Opinion
No. 95-2923.
April 24, 1996.
An appeal from the Circuit Court for Calhoun County. Clinton E. Foster, Judge.
Appellant pro se.
No appearance for Appellee.
Kenneth Peterson appeals the trial court's denial of his rule 3.850 motion alleging that trial counsel affirmatively misinformed him that he would serve only ten months of the ten-year sentence imposed on his plea of guilty to violation of probation. We reverse and remand for further proceedings.
Mr. Peterson appeared on November 4, 1993, after his arrest on charges of violating conditions of probation requiring that he maintain stable employment and that he pay certain fees and costs. Appellant attempted to enter an uncounseled guilty plea, at which time the state announced its intention to seek a ten-year sentence: "He has already done four-and-a-half. With the ten years, it will be brought down to — he has quite a bit of time incarcerated. Probably anything less than that and he won't do any time at all." The trial court then directed Mr. Peterson to discuss the matter with counsel appointed at the hearing; there was a break in the proceedings of some duration while this meeting occurred.
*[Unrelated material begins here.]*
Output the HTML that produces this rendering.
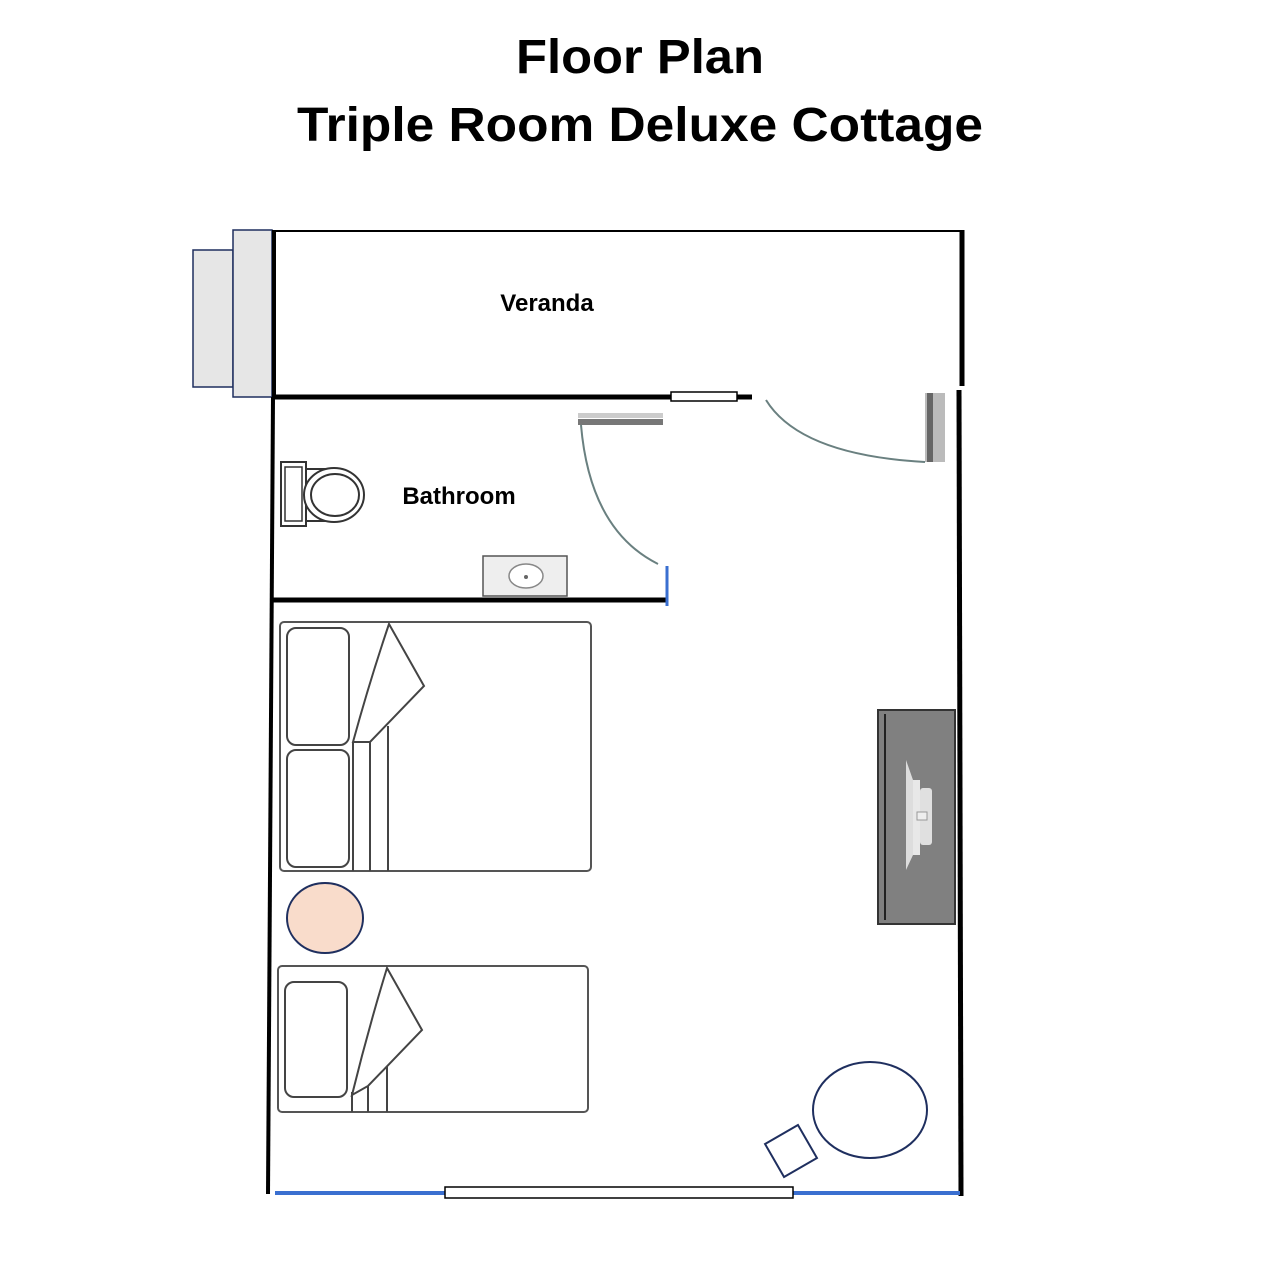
<!DOCTYPE html>
<html><head><meta charset="utf-8"><style>html,body{margin:0;padding:0;background:#fff}svg{display:block}</style></head>
<body>
<svg width="1280" height="1280" viewBox="0 0 1280 1280" xmlns="http://www.w3.org/2000/svg" font-family="Liberation Sans, sans-serif">
<rect width="1280" height="1280" fill="#fff"/>
<text x="640" y="73" text-anchor="middle" font-size="48" font-weight="bold" textLength="248" lengthAdjust="spacingAndGlyphs">Floor Plan</text>
<text x="640" y="141" text-anchor="middle" font-size="48" font-weight="bold" textLength="686" lengthAdjust="spacingAndGlyphs">Triple Room Deluxe Cottage</text>

<!-- steps -->
<rect x="193" y="250" width="40" height="137" fill="#e6e6e6" stroke="#1f2f5f" stroke-width="1.5"/>
<rect x="233" y="230" width="39" height="167" fill="#e6e6e6" stroke="#1f2f5f" stroke-width="1.5"/>

<!-- walls -->
<line x1="275" y1="231" x2="963" y2="231" stroke="#000" stroke-width="2"/>
<line x1="274" y1="230" x2="274" y2="398" stroke="#000" stroke-width="4"/>
<line x1="273" y1="397" x2="268" y2="1194" stroke="#000" stroke-width="4"/>
<line x1="272" y1="397" x2="671" y2="397" stroke="#000" stroke-width="5"/>
<rect x="671" y="392" width="66" height="9" fill="#fff" stroke="#000" stroke-width="1.5"/>
<line x1="737" y1="397" x2="752" y2="397" stroke="#000" stroke-width="5"/>
<line x1="962" y1="230" x2="962" y2="386" stroke="#000" stroke-width="5"/>
<line x1="959" y1="390" x2="961" y2="1196" stroke="#000" stroke-width="5"/>
<line x1="272" y1="600" x2="667" y2="600" stroke="#000" stroke-width="5"/>
<line x1="667" y1="566" x2="667" y2="606" stroke="#3a6fd0" stroke-width="3"/>
<line x1="275" y1="1193" x2="445" y2="1193" stroke="#3a6fd0" stroke-width="4"/>
<line x1="793" y1="1193" x2="960" y2="1193" stroke="#3a6fd0" stroke-width="4"/>
<rect x="445" y="1187" width="348" height="11" fill="#fff" stroke="#000" stroke-width="1.5"/>

<!-- labels -->
<text x="547" y="311" text-anchor="middle" font-size="24" font-weight="bold">Veranda</text>
<text x="459" y="504" text-anchor="middle" font-size="24" font-weight="bold">Bathroom</text>

<!-- toilet -->
<rect x="281" y="462" width="25" height="64" fill="#fff" stroke="#333" stroke-width="2"/>
<rect x="285" y="467" width="17" height="54" fill="#fff" stroke="#333" stroke-width="1.5"/>
<path d="M306 469 L330 469" stroke="#333" stroke-width="2"/>
<path d="M306 521 L330 521" stroke="#333" stroke-width="2"/>
<ellipse cx="334" cy="495" rx="30" ry="27" fill="#fff" stroke="#333" stroke-width="2"/>
<ellipse cx="335" cy="495" rx="24" ry="21" fill="#fff" stroke="#333" stroke-width="2"/>

<!-- sink -->
<rect x="483" y="556" width="84" height="40" fill="#eee" stroke="#555" stroke-width="1.5"/>
<ellipse cx="526" cy="576" rx="17" ry="12" fill="#fff" stroke="#888" stroke-width="1.5"/>
<circle cx="526" cy="577" r="2" fill="#666"/>

<!-- bathroom door -->
<rect x="578" y="413" width="85" height="5" fill="#ccc"/>
<rect x="578" y="419" width="85" height="6" fill="#777"/>
<path d="M581 425 Q590 530 658 564" fill="none" stroke="#6a8080" stroke-width="2"/>
<!-- entry door -->
<rect x="925" y="393" width="20" height="69" fill="#bbb"/>
<rect x="927" y="393" width="6" height="69" fill="#666"/>
<path d="M766 400 Q800 455 925 462" fill="none" stroke="#6a8080" stroke-width="2"/>

<!-- bed 1 -->
<rect x="280" y="622" width="311" height="249" rx="4" fill="#fff" stroke="#555" stroke-width="2"/>
<rect x="287" y="628" width="62" height="117" rx="9" fill="#fff" stroke="#444" stroke-width="2"/>
<rect x="287" y="750" width="62" height="117" rx="9" fill="#fff" stroke="#444" stroke-width="2"/>
<line x1="353" y1="742" x2="353" y2="871" stroke="#444" stroke-width="2"/>
<line x1="370" y1="742" x2="370" y2="871" stroke="#444" stroke-width="2"/>
<line x1="388" y1="726" x2="388" y2="871" stroke="#444" stroke-width="2"/>
<path d="M389 624 L424 686 L370 742 L353 742 Q370 680 389 624 Z" fill="#fff" stroke="#444" stroke-width="2"/>

<!-- bed 2 -->
<rect x="278" y="966" width="310" height="146" rx="4" fill="#fff" stroke="#555" stroke-width="2"/>
<rect x="285" y="982" width="62" height="115" rx="9" fill="#fff" stroke="#444" stroke-width="2"/>
<line x1="352" y1="1092" x2="352" y2="1112" stroke="#444" stroke-width="2"/>
<line x1="368" y1="1080" x2="368" y2="1112" stroke="#444" stroke-width="2"/>
<line x1="387" y1="1064" x2="387" y2="1112" stroke="#444" stroke-width="2"/>
<path d="M387 968 L422 1030 L368 1086 L352 1095 Q368 1030 387 968 Z" fill="#fff" stroke="#444" stroke-width="2"/>

<!-- nightstand -->
<ellipse cx="325" cy="918" rx="38" ry="35" fill="#f9dccb" stroke="#1f2f5f" stroke-width="2"/>

<!-- tv unit -->
<rect x="878" y="710" width="77" height="214" fill="#808080" stroke="#333" stroke-width="2"/>
<line x1="885" y1="714" x2="885" y2="920" stroke="#222" stroke-width="2"/>
<path d="M906 760 L913 780 L913 855 L906 870 Z" fill="#ddd"/>
<rect x="913" y="780" width="7" height="75" fill="#e8e8e8"/>
<rect x="920" y="788" width="12" height="57" rx="3" fill="#e0e0e0"/>
<rect x="917" y="812" width="10" height="8" fill="#eee" stroke="#999"/>

<!-- table & chair -->
<ellipse cx="870" cy="1110" rx="57" ry="48" fill="#fff" stroke="#1f2f5f" stroke-width="2"/>
<rect x="772" y="1132" width="38" height="38" fill="#fff" stroke="#1f2f5f" stroke-width="2" transform="rotate(-30 791 1151)"/>
</svg>
</body></html>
Once back on the record, appellant announced his intention to admit the violation of probation with the understanding that a ten-year prison sentence would be imposed by the trial court, with credit given for prior prison time and county jail time. It is apparent from the transcript that the issue of credit for time served was a central part of the off-the-record discussion. The record does not, as appellant alleged, include any assurance by the trial court that appellant would actually serve only ten months. Without an evidentiary hearing, exactly what transpired off the record is a matter of speculation. It is not inconceivable that the trial court was involved in an off-the-record discussion that appellant believed was of record. Clearly the length of defendant's sentence was discussed in the courtroom and was the subject of an unreported conference with newly appointed counsel.
The pronouncement of sentence went as follows:
It will be the sentence of the law and the judgment of the Court that you be sent to the Department of Corrections for a period of ten years; that you be given credit for all the time that you served in the Calhoun County jail both before going to prison the first time and after you have been back and all the time that you served in the Department of Corrections.
Ms. Clerk, you need to look at that form. There is a form that — you can give him day for day the time that he served here in our jail. You need to see how much he served prior to going, how much time he has been in jail since he has been back, and then there is a place to check saying — you don't give him — there is another place on that form that just relates to time served in the DOC. They will have to compute that time down there. Okay.
How long have you been incarcerated since you have been here?
THE DEFENDANT: This time? Two days. Yesterday.
THE COURT: Okay.
. . . .
THE COURT: He is going to get time before — I mean, be sure that he gets credit — get with Lori and make sure he gets credit for every day he served in the jail.
. . . .
THE DEFENDANT: And the Department of Corrections, full credit.
The judge who arraigned appellant, accepted the plea, and imposed sentence was not the same judge who denied the motion for postconviction relief.
Nothing in the record refutes appellant's claim that defense counsel affirmatively informed him that he would serve no more than ten months on the ten-year sentence. Affirmative misinformation supplied by trial counsel as to the actual time to be served on a sentence is a facially sufficient claim under rule 3.850. See Williams v. State, 654 So.2d 1309 (Fla. 1st DCA 1995). The plea colloquy in this case consisted of the trial court asking the defendant if he wished to admit the probation violation with the understanding that a ten-year sentence would be imposed; the court did not inquire whether any promises had been made to induce the plea. See Hill v. State, 642 So.2d 796, 797 (Fla. 3d DCA 1994). Mr. Peterson's allegation that he was misinformed concerning how long he would actually be incarcerated is not conclusively refuted by the record.
Accordingly, we reverse and remand for attachment of record refutation of appellant's allegations or for an evidentiary hearing.
BOOTH and BENTON, JJ., concur.
WOLF, J., concurs with opinion.
I concur only because the allegation of affirmative misadvice is coupled with the apparent failure of the trial court to ask if any other promises had been made.